Seulement, cette fois-ci, la rue et le Parlement sont du même côté. Dans le conflit de légitimité Parlement-président, nos institutions donnent plus d’armes au président. Mais là, il s’agit d’un conflit à trois légitimités : Parlement et rue versus président. Dès lors, comment faire ? Il y a bien aujourd’hui une majorité, négative certes mais majoritaire, pour s’opposer à la réforme. Le Parlement, la rue et l’opinion sont ensemble contre le président. Le président est seul puisque les partis qui le soutiennent n’ont pas acquis d’existence politique propre et identifiée et n’ont pas su rassembler une majorité sur le texte.

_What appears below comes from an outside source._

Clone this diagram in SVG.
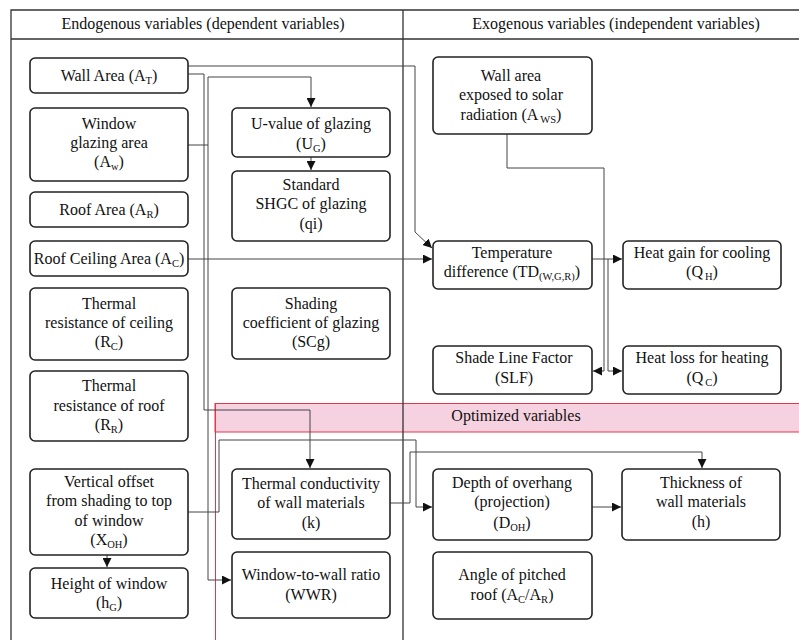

Nous sommes donc dans une configuration inverse à celle de 1962 qui voyait le président passer outre le Parlement par un référendum pour consacrer l’alliance chef de l’Etat-peuple contre les partis représentés à l’Assemblée nationale. Deux légitimités contre celle, fragile, compte tenu des conditions de son élection, du président de la République.

C’est un équilibre des forces, un format de confrontations des trois légitimités inédit. Les conséquences politiques sont, de fait, plus incertaines que jamais après l’échec de la motion de censure contre le gouvernement. Emmanuel Macron qui, depuis le début de cette crise, n’a pas fait preuve d’imagination créative en matière de gouvernance, devra se faire violence et proposer une issue rapidement.